In the same breath there are people who I have come of age with. Who I have cried, conquered and walked through proverbial valleys over the course of decades, in some cases spanning my entire life, summarily cut me off for reasons that are unclear.
As well as those who held the title of friend only to dismiss my entreaties as unworthy of their time and energy.
These instances, these individuals… Have proven to be the harshest, but most effective teachers I could ever hope to have and I cherish them.
I harbor no animus towards them, but when procurement time comes, that time that the Almighty deems for me to unwrap my “gift” that my humility has built the foundation for over the course of years.

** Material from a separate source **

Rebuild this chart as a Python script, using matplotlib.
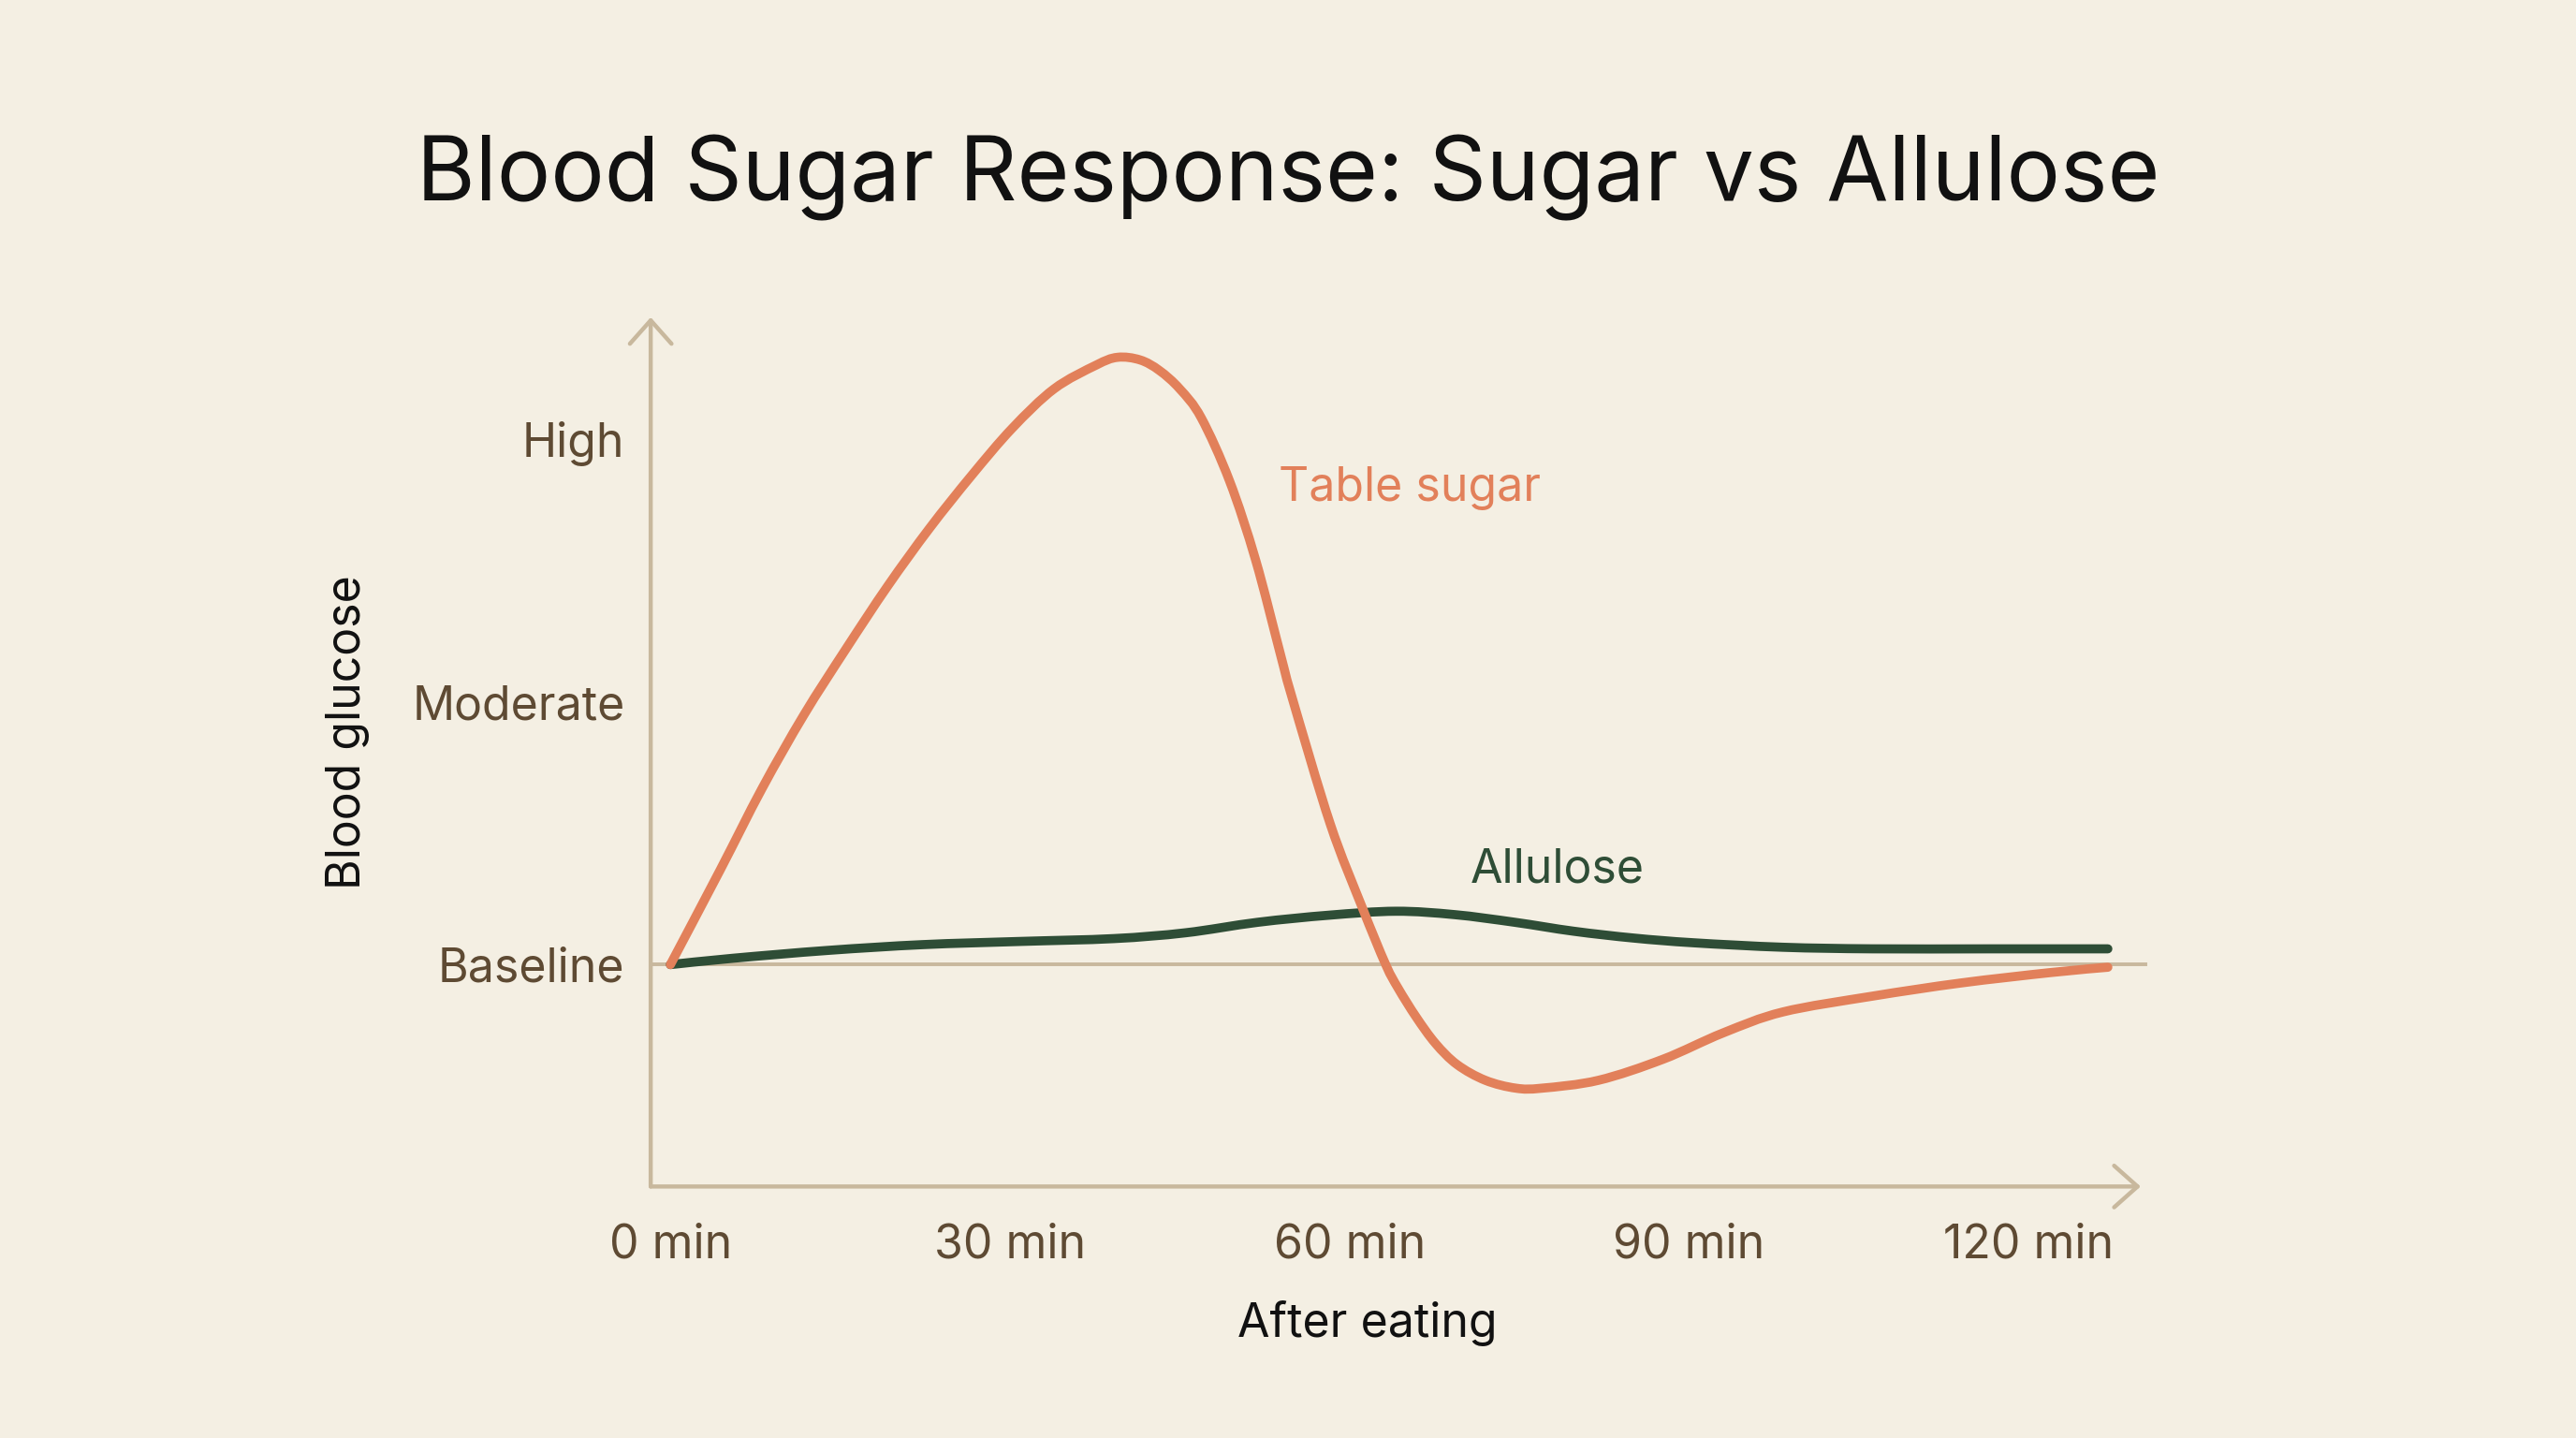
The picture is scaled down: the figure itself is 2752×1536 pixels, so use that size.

I know that I will see these teachers, I will hear their accolades, their proclamations of pride and the like, but all that I will be able to bestow upon them is what they’ve given me.
I will look pass them…
Towards those who have shown me the power of their words through their actions, being true to me through every storm that I have weathered. Showing me what the unassailable definition of friendship and camaraderie
looks like has been my saving grace.
Because they have unselfishly loaned me their power. I am duty bound to pull them closer into my orbit.
Our foundations are often shaken as testament and reminder that we have no control other than the adoration we tender to whom that “control” emits.
I will not cry out in agony, instead I will cry out to the Almighty.
Creator, Father, Mother, Divine Omnipotence, Lord.
Not for an escape, but for a stronger back, not lighter burdens.